## WRITTEN EXERCISE
Leave out the pictures and copy everything else below exactly.

** start of DATA EXCERPT **

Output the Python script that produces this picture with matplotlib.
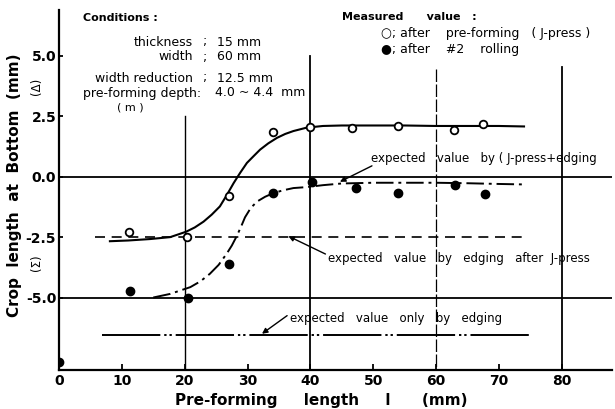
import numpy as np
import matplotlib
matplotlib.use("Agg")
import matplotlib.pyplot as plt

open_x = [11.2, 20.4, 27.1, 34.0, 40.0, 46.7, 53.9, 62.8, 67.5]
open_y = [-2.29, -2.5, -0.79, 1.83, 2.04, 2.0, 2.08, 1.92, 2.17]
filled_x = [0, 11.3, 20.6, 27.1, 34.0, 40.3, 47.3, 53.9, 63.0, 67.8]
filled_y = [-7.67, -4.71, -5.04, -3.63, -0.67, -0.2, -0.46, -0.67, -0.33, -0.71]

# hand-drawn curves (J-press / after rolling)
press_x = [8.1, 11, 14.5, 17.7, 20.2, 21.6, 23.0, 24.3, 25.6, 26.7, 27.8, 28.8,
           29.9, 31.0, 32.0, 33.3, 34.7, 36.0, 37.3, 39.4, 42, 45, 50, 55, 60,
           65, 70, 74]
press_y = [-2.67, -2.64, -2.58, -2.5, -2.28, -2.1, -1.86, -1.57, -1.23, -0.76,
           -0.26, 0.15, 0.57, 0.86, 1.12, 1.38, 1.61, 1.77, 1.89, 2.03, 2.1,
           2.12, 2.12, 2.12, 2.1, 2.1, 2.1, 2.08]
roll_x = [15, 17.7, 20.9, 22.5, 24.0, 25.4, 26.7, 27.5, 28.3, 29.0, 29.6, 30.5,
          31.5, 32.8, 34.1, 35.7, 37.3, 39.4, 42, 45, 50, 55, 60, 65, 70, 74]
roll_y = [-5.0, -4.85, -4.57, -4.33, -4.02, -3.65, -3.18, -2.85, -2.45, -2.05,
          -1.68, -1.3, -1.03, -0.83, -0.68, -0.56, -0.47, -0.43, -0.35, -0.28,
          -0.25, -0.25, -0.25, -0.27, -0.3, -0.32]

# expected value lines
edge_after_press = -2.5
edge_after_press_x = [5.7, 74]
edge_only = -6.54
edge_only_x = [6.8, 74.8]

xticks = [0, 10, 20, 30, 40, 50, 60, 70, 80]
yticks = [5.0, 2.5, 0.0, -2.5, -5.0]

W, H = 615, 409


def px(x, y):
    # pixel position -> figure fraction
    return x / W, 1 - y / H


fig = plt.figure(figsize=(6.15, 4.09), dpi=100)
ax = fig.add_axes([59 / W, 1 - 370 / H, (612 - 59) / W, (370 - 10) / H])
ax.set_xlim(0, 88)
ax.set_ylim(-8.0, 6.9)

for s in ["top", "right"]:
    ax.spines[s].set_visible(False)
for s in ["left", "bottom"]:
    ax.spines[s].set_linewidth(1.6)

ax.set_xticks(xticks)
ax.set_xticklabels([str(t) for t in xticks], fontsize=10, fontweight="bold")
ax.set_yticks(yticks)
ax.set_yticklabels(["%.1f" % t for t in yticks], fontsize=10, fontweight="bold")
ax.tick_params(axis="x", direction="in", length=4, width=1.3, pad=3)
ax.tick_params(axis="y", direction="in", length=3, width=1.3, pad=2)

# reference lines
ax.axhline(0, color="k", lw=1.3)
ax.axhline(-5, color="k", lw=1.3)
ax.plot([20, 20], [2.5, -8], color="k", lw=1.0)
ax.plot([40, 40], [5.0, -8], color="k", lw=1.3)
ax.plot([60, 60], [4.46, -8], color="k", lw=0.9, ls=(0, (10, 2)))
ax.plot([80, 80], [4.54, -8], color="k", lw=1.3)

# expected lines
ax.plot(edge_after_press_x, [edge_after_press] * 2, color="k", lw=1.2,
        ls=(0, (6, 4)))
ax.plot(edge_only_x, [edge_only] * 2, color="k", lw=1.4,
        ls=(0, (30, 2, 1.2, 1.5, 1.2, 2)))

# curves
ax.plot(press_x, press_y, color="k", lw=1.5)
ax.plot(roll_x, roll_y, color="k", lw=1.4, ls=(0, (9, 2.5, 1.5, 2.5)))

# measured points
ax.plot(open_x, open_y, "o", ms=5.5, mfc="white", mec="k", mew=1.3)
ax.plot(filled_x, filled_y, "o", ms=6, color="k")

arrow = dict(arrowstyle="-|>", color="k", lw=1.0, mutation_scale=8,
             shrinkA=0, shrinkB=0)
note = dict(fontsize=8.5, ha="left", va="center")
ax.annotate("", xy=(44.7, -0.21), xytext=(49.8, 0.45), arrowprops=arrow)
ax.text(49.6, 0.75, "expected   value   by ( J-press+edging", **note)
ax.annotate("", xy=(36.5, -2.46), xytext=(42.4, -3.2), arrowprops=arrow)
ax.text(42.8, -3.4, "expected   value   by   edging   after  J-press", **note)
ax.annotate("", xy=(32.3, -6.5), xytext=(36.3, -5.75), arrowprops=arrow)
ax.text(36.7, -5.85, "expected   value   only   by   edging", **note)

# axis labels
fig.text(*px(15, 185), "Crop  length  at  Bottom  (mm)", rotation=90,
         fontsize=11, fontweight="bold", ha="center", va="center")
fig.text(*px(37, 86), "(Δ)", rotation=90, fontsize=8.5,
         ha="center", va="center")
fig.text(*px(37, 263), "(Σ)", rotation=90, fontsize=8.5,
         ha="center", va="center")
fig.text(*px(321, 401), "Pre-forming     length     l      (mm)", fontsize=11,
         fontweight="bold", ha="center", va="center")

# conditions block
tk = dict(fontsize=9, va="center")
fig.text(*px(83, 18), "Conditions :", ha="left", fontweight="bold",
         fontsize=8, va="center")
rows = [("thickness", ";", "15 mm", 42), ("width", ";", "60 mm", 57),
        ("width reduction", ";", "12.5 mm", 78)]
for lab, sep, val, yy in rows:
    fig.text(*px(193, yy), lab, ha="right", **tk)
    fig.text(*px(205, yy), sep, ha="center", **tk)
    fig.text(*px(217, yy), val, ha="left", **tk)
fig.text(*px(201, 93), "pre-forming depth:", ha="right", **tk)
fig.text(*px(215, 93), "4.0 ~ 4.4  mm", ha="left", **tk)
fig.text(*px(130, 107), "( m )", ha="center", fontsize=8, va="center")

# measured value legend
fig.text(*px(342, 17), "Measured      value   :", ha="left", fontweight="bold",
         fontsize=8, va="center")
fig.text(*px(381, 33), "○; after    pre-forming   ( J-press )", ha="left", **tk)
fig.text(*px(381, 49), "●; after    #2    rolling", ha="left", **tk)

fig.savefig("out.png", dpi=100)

** end of DATA EXCERPT **

## SOLVED PROBLEM
Output the Python script that produces this picture with matplotlib.
import numpy as np
import matplotlib
matplotlib.use("Agg")
import matplotlib.pyplot as plt

open_x = [11.2, 20.4, 27.1, 34.0, 40.0, 46.7, 53.9, 62.8, 67.5]
open_y = [-2.29, -2.5, -0.79, 1.83, 2.04, 2.0, 2.08, 1.92, 2.17]
filled_x = [0, 11.3, 20.6, 27.1, 34.0, 40.3, 47.3, 53.9, 63.0, 67.8]
filled_y = [-7.67, -4.71, -5.04, -3.63, -0.67, -0.2, -0.46, -0.67, -0.33, -0.71]

# hand-drawn curves (J-press / after rolling)
press_x = [8.1, 11, 14.5, 17.7, 20.2, 21.6, 23.0, 24.3, 25.6, 26.7, 27.8, 28.8,
           29.9, 31.0, 32.0, 33.3, 34.7, 36.0, 37.3, 39.4, 42, 45, 50, 55, 60,
           65, 70, 74]
press_y = [-2.67, -2.64, -2.58, -2.5, -2.28, -2.1, -1.86, -1.57, -1.23, -0.76,
           -0.26, 0.15, 0.57, 0.86, 1.12, 1.38, 1.61, 1.77, 1.89, 2.03, 2.1,
           2.12, 2.12, 2.12, 2.1, 2.1, 2.1, 2.08]
roll_x = [15, 17.7, 20.9, 22.5, 24.0, 25.4, 26.7, 27.5, 28.3, 29.0, 29.6, 30.5,
          31.5, 32.8, 34.1, 35.7, 37.3, 39.4, 42, 45, 50, 55, 60, 65, 70, 74]
roll_y = [-5.0, -4.85, -4.57, -4.33, -4.02, -3.65, -3.18, -2.85, -2.45, -2.05,
          -1.68, -1.3, -1.03, -0.83, -0.68, -0.56, -0.47, -0.43, -0.35, -0.28,
          -0.25, -0.25, -0.25, -0.27, -0.3, -0.32]

# expected value lines
edge_after_press = -2.5
edge_after_press_x = [5.7, 74]
edge_only = -6.54
edge_only_x = [6.8, 74.8]

xticks = [0, 10, 20, 30, 40, 50, 60, 70, 80]
yticks = [5.0, 2.5, 0.0, -2.5, -5.0]

W, H = 615, 409


def px(x, y):
    # pixel position -> figure fraction
    return x / W, 1 - y / H


fig = plt.figure(figsize=(6.15, 4.09), dpi=100)
ax = fig.add_axes([59 / W, 1 - 370 / H, (612 - 59) / W, (370 - 10) / H])
ax.set_xlim(0, 88)
ax.set_ylim(-8.0, 6.9)

for s in ["top", "right"]:
    ax.spines[s].set_visible(False)
for s in ["left", "bottom"]:
    ax.spines[s].set_linewidth(1.6)

ax.set_xticks(xticks)
ax.set_xticklabels([str(t) for t in xticks], fontsize=10, fontweight="bold")
ax.set_yticks(yticks)
ax.set_yticklabels(["%.1f" % t for t in yticks], fontsize=10, fontweight="bold")
ax.tick_params(axis="x", direction="in", length=4, width=1.3, pad=3)
ax.tick_params(axis="y", direction="in", length=3, width=1.3, pad=2)

# reference lines
ax.axhline(0, color="k", lw=1.3)
ax.axhline(-5, color="k", lw=1.3)
ax.plot([20, 20], [2.5, -8], color="k", lw=1.0)
ax.plot([40, 40], [5.0, -8], color="k", lw=1.3)
ax.plot([60, 60], [4.46, -8], color="k", lw=0.9, ls=(0, (10, 2)))
ax.plot([80, 80], [4.54, -8], color="k", lw=1.3)

# expected lines
ax.plot(edge_after_press_x, [edge_after_press] * 2, color="k", lw=1.2,
        ls=(0, (6, 4)))
ax.plot(edge_only_x, [edge_only] * 2, color="k", lw=1.4,
        ls=(0, (30, 2, 1.2, 1.5, 1.2, 2)))

# curves
ax.plot(press_x, press_y, color="k", lw=1.5)
ax.plot(roll_x, roll_y, color="k", lw=1.4, ls=(0, (9, 2.5, 1.5, 2.5)))

# measured points
ax.plot(open_x, open_y, "o", ms=5.5, mfc="white", mec="k", mew=1.3)
ax.plot(filled_x, filled_y, "o", ms=6, color="k")

arrow = dict(arrowstyle="-|>", color="k", lw=1.0, mutation_scale=8,
             shrinkA=0, shrinkB=0)
note = dict(fontsize=8.5, ha="left", va="center")
ax.annotate("", xy=(44.7, -0.21), xytext=(49.8, 0.45), arrowprops=arrow)
ax.text(49.6, 0.75, "expected   value   by ( J-press+edging", **note)
ax.annotate("", xy=(36.5, -2.46), xytext=(42.4, -3.2), arrowprops=arrow)
ax.text(42.8, -3.4, "expected   value   by   edging   after  J-press", **note)
ax.annotate("", xy=(32.3, -6.5), xytext=(36.3, -5.75), arrowprops=arrow)
ax.text(36.7, -5.85, "expected   value   only   by   edging", **note)

# axis labels
fig.text(*px(15, 185), "Crop  length  at  Bottom  (mm)", rotation=90,
         fontsize=11, fontweight="bold", ha="center", va="center")
fig.text(*px(37, 86), "(Δ)", rotation=90, fontsize=8.5,
         ha="center", va="center")
fig.text(*px(37, 263), "(Σ)", rotation=90, fontsize=8.5,
         ha="center", va="center")
fig.text(*px(321, 401), "Pre-forming     length     l      (mm)", fontsize=11,
         fontweight="bold", ha="center", va="center")

# conditions block
tk = dict(fontsize=9, va="center")
fig.text(*px(83, 18), "Conditions :", ha="left", fontweight="bold",
         fontsize=8, va="center")
rows = [("thickness", ";", "15 mm", 42), ("width", ";", "60 mm", 57),
        ("width reduction", ";", "12.5 mm", 78)]
for lab, sep, val, yy in rows:
    fig.text(*px(193, yy), lab, ha="right", **tk)
    fig.text(*px(205, yy), sep, ha="center", **tk)
    fig.text(*px(217, yy), val, ha="left", **tk)
fig.text(*px(201, 93), "pre-forming depth:", ha="right", **tk)
fig.text(*px(215, 93), "4.0 ~ 4.4  mm", ha="left", **tk)
fig.text(*px(130, 107), "( m )", ha="center", fontsize=8, va="center")

# measured value legend
fig.text(*px(342, 17), "Measured      value   :", ha="left", fontweight="bold",
         fontsize=8, va="center")
fig.text(*px(381, 33), "○; after    pre-forming   ( J-press )", ha="left", **tk)
fig.text(*px(381, 49), "●; after    #2    rolling", ha="left", **tk)

fig.savefig("out.png", dpi=100)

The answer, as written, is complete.